# .327 advantages



## hideit (Oct 3, 2007)

regarding the .327 what are its advantages other than the 6th round

IS IT REALLY WORTH IT?

how many think it will go the way of the 45GAP?

My wife can not rack the slide on the glock or the LCP so i am thinking of a J frame for her then i started thinking of the .327


----------



## niadhf (Jan 20, 2008)

i am intersted in one also. especially to help my son on center fire. i think for those who already like and have handloaded the .32 H&R it is a nice easy round to not have to handload (granted you need a new gun). After i finish catching up from 2 recent purchases (an EG Makarov and a (gasp) Glock 19) this is on my possible short list. Personally i would like it better if someone (Hey Marlin) had a lever action chambered for it also. Supposedly the kcik is a bit more than 38+p with a more FP of energy. Mind you ranger dad, i have not yet shot one personally.


----------



## hideit (Oct 3, 2007)

hope somebody has one and what they think of it


----------



## Bob Wright (May 10, 2006)

Mrs. Martha Faulk, proprietoress of the old East Park Hardware in Memphis, used to put it this way:

"You are being threatened. You have your choice of two sticks, a small one and a great big one. Which would you choose?"

My sentiments exactly.

Bob Wright


----------



## knoxrocks222 (May 1, 2008)

i was playing with one the other day and asked the gent behind the counter to pull a .357 round and a .327 round and set them side by side...................................its like comparing a .22mag to a .308

big stick little stick lol i like that i need to go talk to this woman

knox


----------



## niadhf (Jan 20, 2008)

Bob Wright said:


> Mrs.
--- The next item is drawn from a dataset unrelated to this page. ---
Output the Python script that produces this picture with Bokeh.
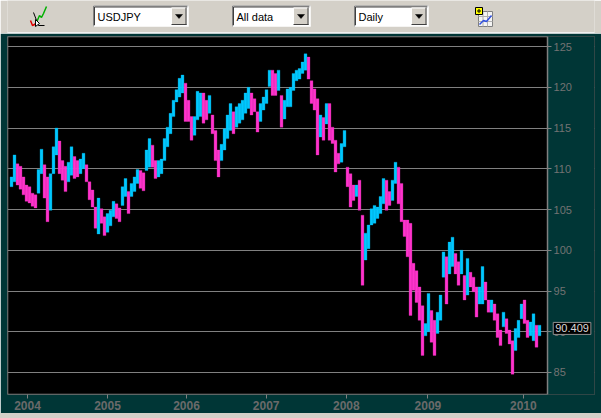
from bokeh.plotting import figure
from bokeh.layouts import column
from bokeh.models import Range1d, FixedTicker, Label, ColumnDataSource, Spacer
from bokeh.core.properties import value
from bokeh.embed import file_html
from bokeh.resources import INLINE

# ---------------- data (USDJPY, sampled bars: high / low) ----------------
high = [109.0, 111.7, 110.6, 110.3, 109.0, 108.0, 107.8, 107.0, 106.8, 109.9,
        112.4, 110.5, 109.0, 109.4, 112.7, 115.0, 113.4, 111.0, 110.3, 110.8,
        112.7, 111.5, 111.0, 111.2, 111.9, 110.5, 108.4, 107.4, 105.3, 106.4,
        105.1, 104.1, 104.5, 104.9, 106.0, 105.7, 105.2, 107.8, 108.8, 107.2,
        108.2, 109.0, 109.9, 109.8, 109.5, 112.3, 113.7, 112.9, 111.0, 111.0,
        111.2, 113.7, 115.1, 116.8, 118.4, 119.7, 121.1, 121.5, 120.5, 118.4,
        116.4, 116.4, 119.5, 119.3, 119.3, 118.4, 119.0, 116.6, 114.7, 112.3,
        113.0, 114.9, 116.6, 118.0, 117.0, 117.6, 118.0, 118.4, 119.3, 120.0,
        119.3, 118.6, 117.0, 118.0, 118.8, 119.7, 122.1, 122.1, 121.7, 122.1,
        119.0, 118.4, 119.8, 120.0, 121.7, 122.1, 122.3, 123.1, 124.1, 123.7,
        120.8, 119.8, 118.6, 116.6, 116.3, 118.0, 118.0, 115.1, 113.5, 111.9,
        113.1, 114.7, 110.2, 109.4, 108.0, 108.0, 108.6, 104.3, 102.1, 103.1,
        105.1, 105.5, 105.3, 106.6, 108.8, 108.6, 107.2, 108.6, 110.8, 110.2,
        108.2, 103.7, 103.7, 103.3, 98.4, 97.5, 95.5, 93.2, 91.0, 94.7,
        92.6, 91.4, 92.4, 94.5, 99.8, 99.2, 101.0, 101.6, 99.6, 98.6,
        100.0, 96.9, 99.0, 97.3, 96.7, 95.5, 95.5, 98.0, 96.1, 93.9,
        93.9, 93.4, 92.2, 90.2, 92.4, 91.6, 90.2, 88.9, 90.4, 91.4,
        93.4, 93.9, 91.4, 91.2, 92.2, 90.8, 90.8]
low = [107.8, 108.4, 108.0, 107.5, 106.8, 106.0, 105.8, 105.4, 105.2, 107.0,
       109.4, 106.4, 103.5, 104.9, 109.4, 111.7, 109.4, 108.6, 107.2, 108.4,
       109.2, 108.8, 109.0, 109.4, 110.0, 108.4, 106.2, 105.3, 102.7, 102.0,
       103.3, 101.8, 102.2, 103.0, 104.1, 103.9, 103.5, 105.5, 106.6, 104.5,
       106.6, 107.2, 108.2, 107.6, 107.3, 109.8, 110.2, 110.2, 108.8, 109.0,
       109.4, 111.0, 112.7, 114.3, 116.4, 118.2, 118.8, 119.3, 115.8, 115.8,
       113.5, 114.1, 116.0, 116.4, 115.6, 116.0, 116.8, 114.3, 111.0, 109.0,
       111.0, 112.3, 113.7, 114.7, 114.3, 115.1, 115.6, 116.0, 116.8, 117.4,
       116.6, 117.0, 114.5, 115.8, 117.2, 118.0, 120.1, 119.0, 119.0, 119.6,
       115.1, 116.1, 117.6, 117.6, 119.6, 120.8, 121.0, 121.7, 122.1, 121.0,
       118.0, 117.2, 111.7, 113.9, 113.5, 115.5, 113.5, 113.1, 109.6, 110.6,
       110.8, 112.7, 107.8, 105.3, 106.1, 106.6, 104.9, 95.7, 98.8, 100.2,
       103.1, 103.3, 103.9, 104.5, 105.7, 104.9, 105.5, 106.1, 108.2, 105.7,
       103.5, 101.7, 99.2, 92.0, 95.1, 93.6, 91.4, 87.1, 89.5, 90.0,
       88.7, 87.1, 89.8, 91.4, 96.7, 93.4, 97.1, 98.0, 97.1, 95.7,
       97.1, 93.9, 94.5, 95.5, 94.9, 91.8, 93.4, 93.4, 93.9, 92.4,
       92.4, 91.4, 89.3, 88.3, 90.6, 89.8, 88.5, 84.8, 87.7, 89.3,
       91.6, 91.0, 89.3, 89.5, 88.9, 88.1, 89.5]
last_price = 90.409
year_labels = ["2004", "2005", "2006", "2007", "2008", "2009", "2010"]
year_start_bar = [5.33, 32.0, 58.33, 84.9, 111.6, 138.8, 170.6]
price_ticks = [85, 90, 95, 100, 105, 110, 115, 120, 125]

UP = "#00c8ff"
DOWN = "#ff33cc"
TEAL = "#003636"
GRAY = "#d4d0c8"
FONT = value("Liberation Sans")

idx = list(range(len(high)))
mid = [(h + l) / 2 for h, l in zip(high, low)]
colors = [UP] + [UP if mid[i] >= mid[i - 1] else DOWN for i in range(1, len(mid))]
src = ColumnDataSource(dict(x=idx, top=high, bottom=low, color=colors))

BL, BR = 7, 7   # left / right borders shared by both panels

# ---------------- toolbar strip (reference pixel coords) ----------------
tb = figure(width=601, height=33, x_range=Range1d(BL, 601 - BR), y_range=Range1d(33, 0),
            output_backend="svg", toolbar_location=None, x_axis_type=None, y_axis_type=None,
            min_border_left=BL, min_border_right=BR, min_border_top=0, min_border_bottom=0,
            background_fill_color=GRAY, border_fill_color=GRAY)
tb.outline_line_color = None
tb.grid.visible = False

def combo(x0, x1, label):
    tb.quad(left=[x0], right=[x1], top=[5], bottom=[26], fill_color="white", line_color=None)
    tb.segment(x0=[x0, x0], y0=[5.5, 5.5], x1=[x1, x0], y1=[5.5, 26], line_color="#808080", line_width=1)
    tb.segment(x0=[x0 + 1, x0 + 1], y0=[6.5, 6.5], x1=[x1 - 1, x0 + 1], y1=[6.5, 25], line_color="#404040", line_width=1)
    tb.segment(x0=[x0, x1 - 0.5], y0=[25.5, 5], x1=[x1, x1 - 0.5], y1=[25.5, 26], line_color="white", line_width=1)
    b0, b1 = x1 - 17, x1 - 2
    tb.quad(left=[b0], right=[b1], top=[7], bottom=[24.5], fill_color=GRAY, line_color=None)
    tb.segment(x0=[b0, b0], y0=[7.5, 7.5], x1=[b1, b0], y1=[7.5, 24.5], line_color="white", line_width=1)
    tb.segment(x0=[b0, b1 - 0.5], y0=[24, 7], x1=[b1, b1 - 0.5], y1=[24, 24.5], line_color="#404040", line_width=1)
    cx = (b0 + b1) / 2
    tb.patch(x=[cx - 3.5, cx + 3.5, cx], y=[14, 14, 18], fill_color="black", line_color="black", line_width=0.5)
    tb.text(x=[x0 + 4], y=[16], text=[label], text_font=FONT, text_font_size="11px",
            text_baseline="middle", text_color="black")

combo(93, 188, "USDJPY")
combo(232, 310, "All data")
combo(354, 428, "Daily")

# left chart icon
tb.line(x=[30, 32, 34, 36], y=[20, 25, 24, 22], line_color="#e00000", line_width=1.5)
tb.line(x=[36, 39, 41, 43, 46], y=[22, 15, 17, 13, 6], line_color="#00b000", line_width=1.5)
tb.line(x=[33, 38, 44], y=[12, 25, 25], line_color="black", line_width=1)
tb.patch(x=[35, 35, 39], y=[19, 26, 23], fill_color="white", line_color="black", line_width=1)
# right add-chart icon
tb.quad(left=[478], right=[492], top=[11], bottom=[26], fill_color="#f4f4f4", line_color="#808080")
tb.segment(x0=[478, 478, 482.5, 487], y0=[16, 21, 11, 11], x1=[492, 492, 482.5, 487], y1=[16, 21, 26, 26],
           line_color="#b0b0b0", line_width=1)
tb.line(x=[479, 483, 486, 491], y=[24, 20, 21, 15], line_color="#3050e0", line_width=1.5)
tb.quad(left=[475], right=[482], top=[7], bottom=[14], fill_color="#ffff00", line_color="black")
tb.segment(x0=[476.5, 478.5], y0=[10.5, 8.5], x1=[480.5, 478.5], y1=[10.5, 12.5], line_color="black", line_width=1)
tb.segment(x0=[0], y0=[32], x1=[601], y1=[32], line_color="#f0f0f0", line_width=1)

# ---------------- price chart ----------------
# bar i sits at reference pixel 11 + 3*i ; frame spans reference pixels x 7..594, y 36..394
x_lo, x_hi = -1.333, 194.33
x_plot_end = 178.67            # right edge of the black price area (pixel 547)
y_lo, y_hi = 82.3, 126.23
p = figure(width=601, height=380, x_range=Range1d(x_lo, x_hi), y_range=Range1d(y_lo, y_hi),
           output_backend="svg", toolbar_location=None, y_axis_location="right",
           background_fill_color="black", border_fill_color=TEAL,
           min_border_left=BL, min_border_top=3, min_border_bottom=19, min_border_right=BR)
p.outline_line_color = None
p.xgrid.visible = False
p.ygrid.grid_line_color = "#808080"
p.ygrid.grid_line_width = 1

p.vbar(x="x", top="top", bottom="bottom", width=0.95, fill_color="color", line_color="color",
       line_width=0.3, source=src)

# teal price-scale panel to the right of the chart area, and the chart border
p.quad(left=[x_plot_end], right=[x_hi], bottom=[y_lo], top=[y_hi], fill_color=TEAL, line_color=None)
p.quad(left=[x_lo], right=[x_plot_end], bottom=[y_lo], top=[y_hi], fill_color=None,
       line_color="#808080", line_width=1.5)

p.yaxis.fixed_location = x_plot_end
p.yaxis.ticker = FixedTicker(ticks=price_ticks)
p.yaxis.minor_tick_line_color = None
p.yaxis.axis_line_color = None
p.yaxis.major_tick_line_color = "#808080"
p.yaxis.major_tick_in = 0
p.yaxis.major_tick_out = 4
p.yaxis.major_label_standoff = 2
p.yaxis.major_label_text_color = "#737373"
p.yaxis.major_label_text_font = "Liberation Sans"
p.yaxis.major_label_text_font_size = "11px"

p.xaxis.ticker = FixedTicker(ticks=year_start_bar)
p.xaxis.major_label_overrides = {t: s for t, s in zip(year_start_bar, year_labels)}
p.xaxis.minor_tick_line_color = None
p.xaxis.axis_line_color = None
p.xaxis.major_tick_line_color = "#808080"
p.xaxis.major_tick_in = 0
p.xaxis.major_tick_out = 4
p.xaxis.major_label_standoff = 2
p.xaxis.major_label_text_color = "#6a6a6a"
p.xaxis.major_label_text_font = "Liberation Sans"
p.xaxis.major_label_text_font_style = "bold"
p.xaxis.major_label_text_font_size = "12px"

p.add_layout(Label(x=x_plot_end + 1.9, y=last_price, x_units="data", y_units="data",
                   text=f"{last_price:.3f}", text_color="#d8d8d8", text_font="Liberation Sans",
                   text_font_size="11px", text_baseline="middle", background_fill_color="black",
                   border_line_color="#909090", padding=2))

bottom_strip = Spacer(width=601, height=5, styles={"background-color": GRAY})

layout = column(tb, p, bottom_strip, spacing=0)
open("out.html", "w").write(file_html(layout, INLINE))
Martha Faulk, proprietoress of the old East Park Hardware in Memphis, used to put it this way:
> 
> "You are being threatened. You have your choice of two sticks, a small one and a great big one. Which would you choose?"
> 
> ...


i like the statement bob, but i am gonna modify it a bit too.

a small stick you can handle and use well, or a big stick that you can't.

just some more food for thought.


----------



## DevilsJohnson (Oct 21, 2007)

Bob Wright said:


> Mrs. Martha Faulk, proprietoress of the old East Park Hardware in Memphis, used to put it this way:
> 
> "You are being threatened. You have your choice of two sticks, a small one and a great big one. Which would you choose?"
> 
> ...


:smt023:smt023


----------